[START]

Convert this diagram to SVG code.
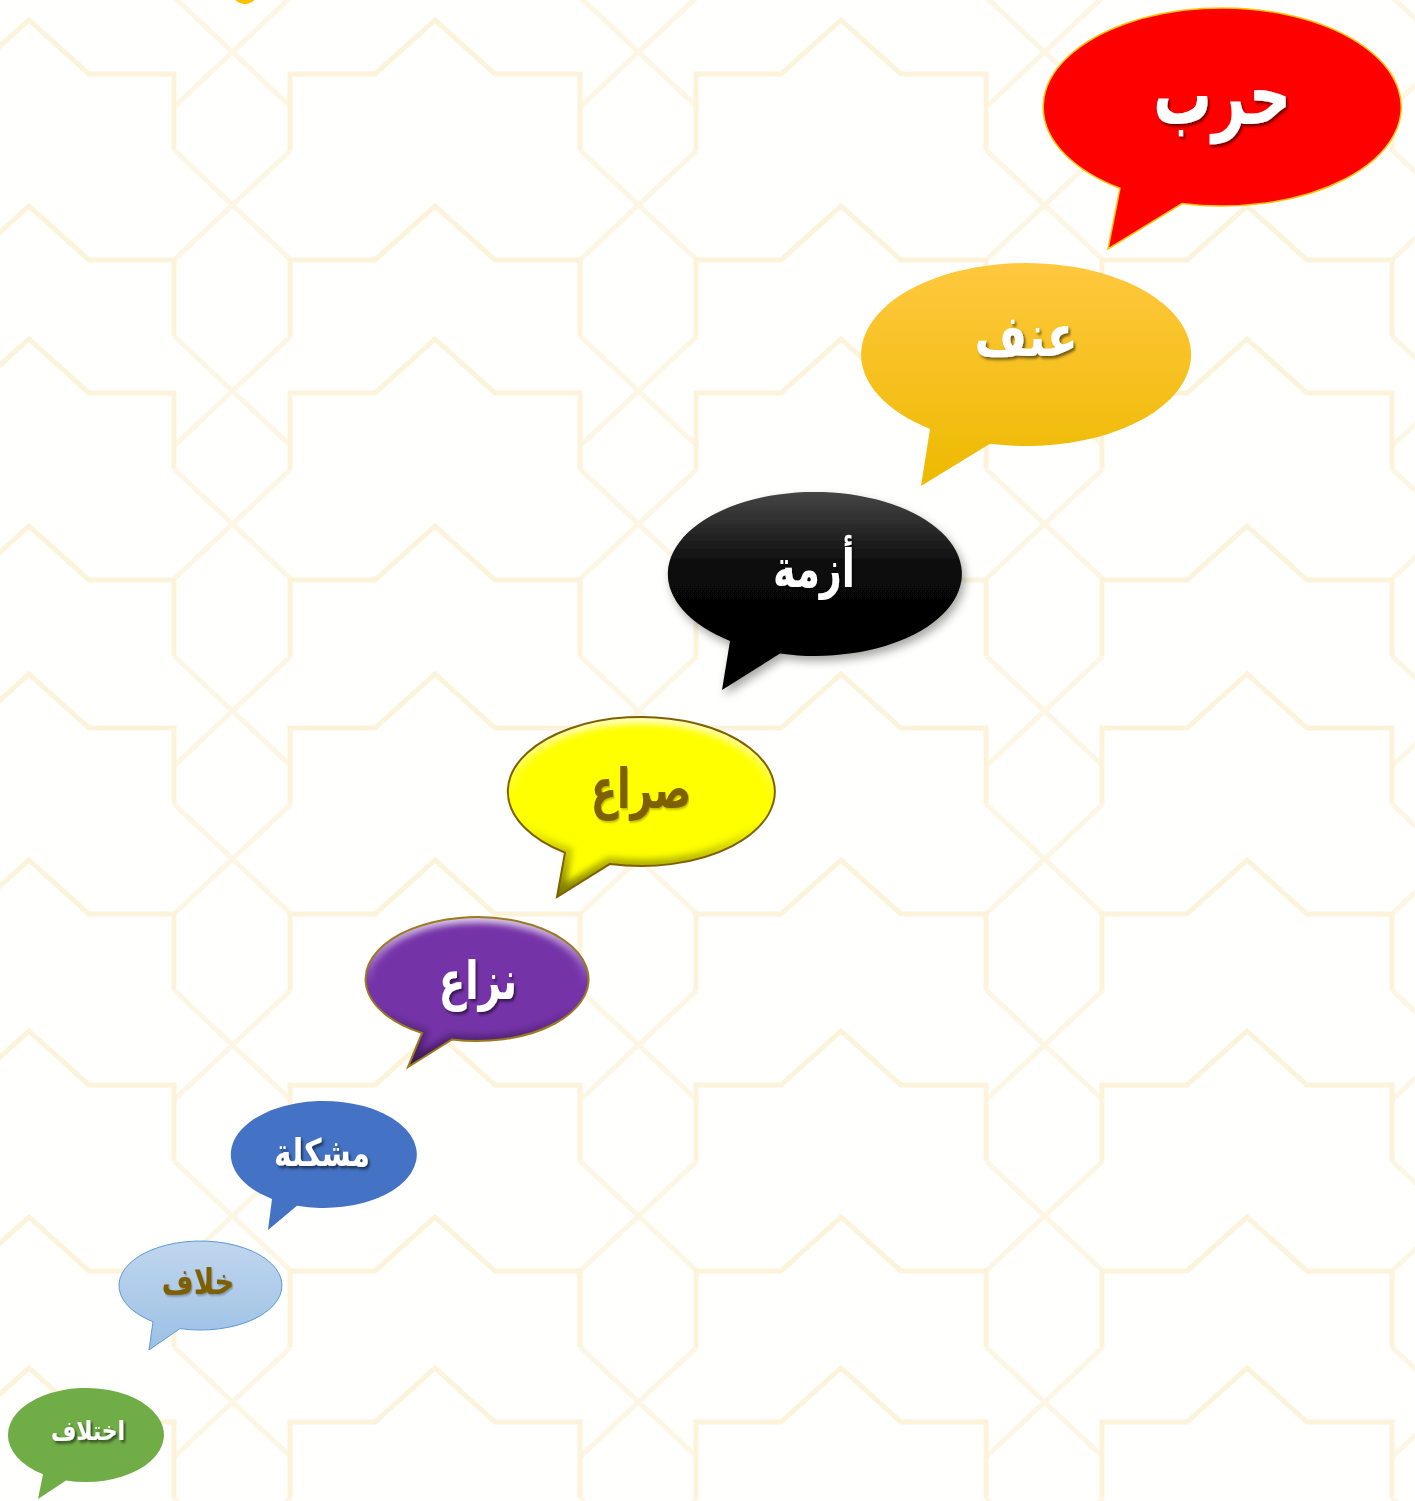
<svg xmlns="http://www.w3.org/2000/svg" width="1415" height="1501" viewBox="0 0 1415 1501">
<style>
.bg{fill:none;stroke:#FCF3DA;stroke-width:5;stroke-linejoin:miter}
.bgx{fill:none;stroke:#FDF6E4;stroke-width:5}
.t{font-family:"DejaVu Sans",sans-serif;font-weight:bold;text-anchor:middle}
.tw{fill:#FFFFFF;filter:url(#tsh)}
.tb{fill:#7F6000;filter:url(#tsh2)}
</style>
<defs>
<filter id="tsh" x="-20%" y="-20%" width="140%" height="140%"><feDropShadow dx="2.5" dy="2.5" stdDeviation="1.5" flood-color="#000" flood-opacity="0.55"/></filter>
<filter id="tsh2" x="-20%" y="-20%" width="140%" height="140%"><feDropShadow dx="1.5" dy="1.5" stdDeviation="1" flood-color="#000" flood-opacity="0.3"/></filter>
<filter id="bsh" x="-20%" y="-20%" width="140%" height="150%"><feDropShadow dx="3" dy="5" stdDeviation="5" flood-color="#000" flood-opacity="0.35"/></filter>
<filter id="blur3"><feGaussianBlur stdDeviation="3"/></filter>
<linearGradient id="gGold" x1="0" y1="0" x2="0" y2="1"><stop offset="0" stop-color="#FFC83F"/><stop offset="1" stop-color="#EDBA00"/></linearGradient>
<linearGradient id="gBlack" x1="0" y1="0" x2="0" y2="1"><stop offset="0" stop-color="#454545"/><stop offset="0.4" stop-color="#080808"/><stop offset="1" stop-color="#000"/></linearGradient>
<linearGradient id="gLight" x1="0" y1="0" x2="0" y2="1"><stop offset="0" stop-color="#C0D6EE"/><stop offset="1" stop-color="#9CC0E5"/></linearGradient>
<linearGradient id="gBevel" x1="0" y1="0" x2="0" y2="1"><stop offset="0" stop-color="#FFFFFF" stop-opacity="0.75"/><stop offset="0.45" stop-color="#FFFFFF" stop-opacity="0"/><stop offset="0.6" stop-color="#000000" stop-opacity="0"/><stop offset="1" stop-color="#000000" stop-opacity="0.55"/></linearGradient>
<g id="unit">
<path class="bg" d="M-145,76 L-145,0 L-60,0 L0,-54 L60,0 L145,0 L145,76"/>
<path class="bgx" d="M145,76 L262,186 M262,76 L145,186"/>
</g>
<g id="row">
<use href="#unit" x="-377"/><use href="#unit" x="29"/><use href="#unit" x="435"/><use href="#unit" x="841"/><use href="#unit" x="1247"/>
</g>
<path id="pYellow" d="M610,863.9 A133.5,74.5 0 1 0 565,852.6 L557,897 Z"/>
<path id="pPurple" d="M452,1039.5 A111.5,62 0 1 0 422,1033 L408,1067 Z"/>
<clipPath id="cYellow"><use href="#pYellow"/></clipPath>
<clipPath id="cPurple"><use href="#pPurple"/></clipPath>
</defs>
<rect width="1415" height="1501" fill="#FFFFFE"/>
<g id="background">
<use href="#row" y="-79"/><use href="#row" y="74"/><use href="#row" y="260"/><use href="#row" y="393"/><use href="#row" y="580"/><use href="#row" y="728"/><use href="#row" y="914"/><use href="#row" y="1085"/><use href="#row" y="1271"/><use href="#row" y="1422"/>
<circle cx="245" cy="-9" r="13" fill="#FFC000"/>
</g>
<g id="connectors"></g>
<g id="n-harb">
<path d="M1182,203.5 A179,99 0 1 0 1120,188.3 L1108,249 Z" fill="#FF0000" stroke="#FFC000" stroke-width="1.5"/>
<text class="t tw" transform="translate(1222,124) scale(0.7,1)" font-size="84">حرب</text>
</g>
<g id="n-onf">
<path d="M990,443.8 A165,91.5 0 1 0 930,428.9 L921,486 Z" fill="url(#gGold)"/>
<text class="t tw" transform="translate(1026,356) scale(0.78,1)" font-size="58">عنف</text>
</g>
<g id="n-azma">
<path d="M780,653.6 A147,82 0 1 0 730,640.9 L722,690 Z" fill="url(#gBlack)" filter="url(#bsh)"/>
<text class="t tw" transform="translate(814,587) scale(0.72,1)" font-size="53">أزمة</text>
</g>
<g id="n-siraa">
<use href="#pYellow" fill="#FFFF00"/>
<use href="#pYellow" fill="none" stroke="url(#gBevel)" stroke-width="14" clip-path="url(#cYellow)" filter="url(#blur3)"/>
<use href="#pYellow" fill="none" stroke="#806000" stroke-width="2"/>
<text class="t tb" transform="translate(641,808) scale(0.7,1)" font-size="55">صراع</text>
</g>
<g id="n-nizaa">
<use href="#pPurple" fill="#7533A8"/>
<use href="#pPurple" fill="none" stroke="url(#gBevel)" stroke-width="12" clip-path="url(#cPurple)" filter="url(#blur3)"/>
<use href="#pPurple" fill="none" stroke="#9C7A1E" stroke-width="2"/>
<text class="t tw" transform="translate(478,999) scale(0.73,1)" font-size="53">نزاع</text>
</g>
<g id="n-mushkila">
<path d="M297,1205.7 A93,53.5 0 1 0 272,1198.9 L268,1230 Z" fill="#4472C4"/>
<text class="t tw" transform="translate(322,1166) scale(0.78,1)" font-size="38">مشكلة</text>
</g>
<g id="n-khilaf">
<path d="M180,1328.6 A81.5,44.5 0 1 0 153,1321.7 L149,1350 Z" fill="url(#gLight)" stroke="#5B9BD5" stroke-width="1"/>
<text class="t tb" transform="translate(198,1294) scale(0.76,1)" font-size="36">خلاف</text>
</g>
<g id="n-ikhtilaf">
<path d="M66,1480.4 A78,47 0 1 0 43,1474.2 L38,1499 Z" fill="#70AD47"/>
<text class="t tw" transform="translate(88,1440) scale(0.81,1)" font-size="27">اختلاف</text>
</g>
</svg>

[END]

*Stated problem*
Word for word, quote the lines above. Omit the pictures.

*Correct result*
Convert this diagram to SVG code.
<svg xmlns="http://www.w3.org/2000/svg" width="1415" height="1501" viewBox="0 0 1415 1501">
<style>
.bg{fill:none;stroke:#FCF3DA;stroke-width:5;stroke-linejoin:miter}
.bgx{fill:none;stroke:#FDF6E4;stroke-width:5}
.t{font-family:"DejaVu Sans",sans-serif;font-weight:bold;text-anchor:middle}
.tw{fill:#FFFFFF;filter:url(#tsh)}
.tb{fill:#7F6000;filter:url(#tsh2)}
</style>
<defs>
<filter id="tsh" x="-20%" y="-20%" width="140%" height="140%"><feDropShadow dx="2.5" dy="2.5" stdDeviation="1.5" flood-color="#000" flood-opacity="0.55"/></filter>
<filter id="tsh2" x="-20%" y="-20%" width="140%" height="140%"><feDropShadow dx="1.5" dy="1.5" stdDeviation="1" flood-color="#000" flood-opacity="0.3"/></filter>
<filter id="bsh" x="-20%" y="-20%" width="140%" height="150%"><feDropShadow dx="3" dy="5" stdDeviation="5" flood-color="#000" flood-opacity="0.35"/></filter>
<filter id="blur3"><feGaussianBlur stdDeviation="3"/></filter>
<linearGradient id="gGold" x1="0" y1="0" x2="0" y2="1"><stop offset="0" stop-color="#FFC83F"/><stop offset="1" stop-color="#EDBA00"/></linearGradient>
<linearGradient id="gBlack" x1="0" y1="0" x2="0" y2="1"><stop offset="0" stop-color="#454545"/><stop offset="0.4" stop-color="#080808"/><stop offset="1" stop-color="#000"/></linearGradient>
<linearGradient id="gLight" x1="0" y1="0" x2="0" y2="1"><stop offset="0" stop-color="#C0D6EE"/><stop offset="1" stop-color="#9CC0E5"/></linearGradient>
<linearGradient id="gBevel" x1="0" y1="0" x2="0" y2="1"><stop offset="0" stop-color="#FFFFFF" stop-opacity="0.75"/><stop offset="0.45" stop-color="#FFFFFF" stop-opacity="0"/><stop offset="0.6" stop-color="#000000" stop-opacity="0"/><stop offset="1" stop-color="#000000" stop-opacity="0.55"/></linearGradient>
<g id="unit">
<path class="bg" d="M-145,76 L-145,0 L-60,0 L0,-54 L60,0 L145,0 L145,76"/>
<path class="bgx" d="M145,76 L262,186 M262,76 L145,186"/>
</g>
<g id="row">
<use href="#unit" x="-377"/><use href="#unit" x="29"/><use href="#unit" x="435"/><use href="#unit" x="841"/><use href="#unit" x="1247"/>
</g>
<path id="pYellow" d="M610,863.9 A133.5,74.5 0 1 0 565,852.6 L557,897 Z"/>
<path id="pPurple" d="M452,1039.5 A111.5,62 0 1 0 422,1033 L408,1067 Z"/>
<clipPath id="cYellow"><use href="#pYellow"/></clipPath>
<clipPath id="cPurple"><use href="#pPurple"/></clipPath>
</defs>
<rect width="1415" height="1501" fill="#FFFFFE"/>
<g id="background">
<use href="#row" y="-79"/><use href="#row" y="74"/><use href="#row" y="260"/><use href="#row" y="393"/><use href="#row" y="580"/><use href="#row" y="728"/><use href="#row" y="914"/><use href="#row" y="1085"/><use href="#row" y="1271"/><use href="#row" y="1422"/>
<circle cx="245" cy="-9" r="13" fill="#FFC000"/>
</g>
<g id="connectors"></g>
<g id="n-harb">
<path d="M1182,203.5 A179,99 0 1 0 1120,188.3 L1108,249 Z" fill="#FF0000" stroke="#FFC000" stroke-width="1.5"/>
<text class="t tw" transform="translate(1222,124) scale(0.7,1)" font-size="84">حرب</text>
</g>
<g id="n-onf">
<path d="M990,443.8 A165,91.5 0 1 0 930,428.9 L921,486 Z" fill="url(#gGold)"/>
<text class="t tw" transform="translate(1026,356) scale(0.78,1)" font-size="58">عنف</text>
</g>
<g id="n-azma">
<path d="M780,653.6 A147,82 0 1 0 730,640.9 L722,690 Z" fill="url(#gBlack)" filter="url(#bsh)"/>
<text class="t tw" transform="translate(814,587) scale(0.72,1)" font-size="53">أزمة</text>
</g>
<g id="n-siraa">
<use href="#pYellow" fill="#FFFF00"/>
<use href="#pYellow" fill="none" stroke="url(#gBevel)" stroke-width="14" clip-path="url(#cYellow)" filter="url(#blur3)"/>
<use href="#pYellow" fill="none" stroke="#806000" stroke-width="2"/>
<text class="t tb" transform="translate(641,808) scale(0.7,1)" font-size="55">صراع</text>
</g>
<g id="n-nizaa">
<use href="#pPurple" fill="#7533A8"/>
<use href="#pPurple" fill="none" stroke="url(#gBevel)" stroke-width="12" clip-path="url(#cPurple)" filter="url(#blur3)"/>
<use href="#pPurple" fill="none" stroke="#9C7A1E" stroke-width="2"/>
<text class="t tw" transform="translate(478,999) scale(0.73,1)" font-size="53">نزاع</text>
</g>
<g id="n-mushkila">
<path d="M297,1205.7 A93,53.5 0 1 0 272,1198.9 L268,1230 Z" fill="#4472C4"/>
<text class="t tw" transform="translate(322,1166) scale(0.78,1)" font-size="38">مشكلة</text>
</g>
<g id="n-khilaf">
<path d="M180,1328.6 A81.5,44.5 0 1 0 153,1321.7 L149,1350 Z" fill="url(#gLight)" stroke="#5B9BD5" stroke-width="1"/>
<text class="t tb" transform="translate(198,1294) scale(0.76,1)" font-size="36">خلاف</text>
</g>
<g id="n-ikhtilaf">
<path d="M66,1480.4 A78,47 0 1 0 43,1474.2 L38,1499 Z" fill="#70AD47"/>
<text class="t tw" transform="translate(88,1440) scale(0.81,1)" font-size="27">اختلاف</text>
</g>
</svg>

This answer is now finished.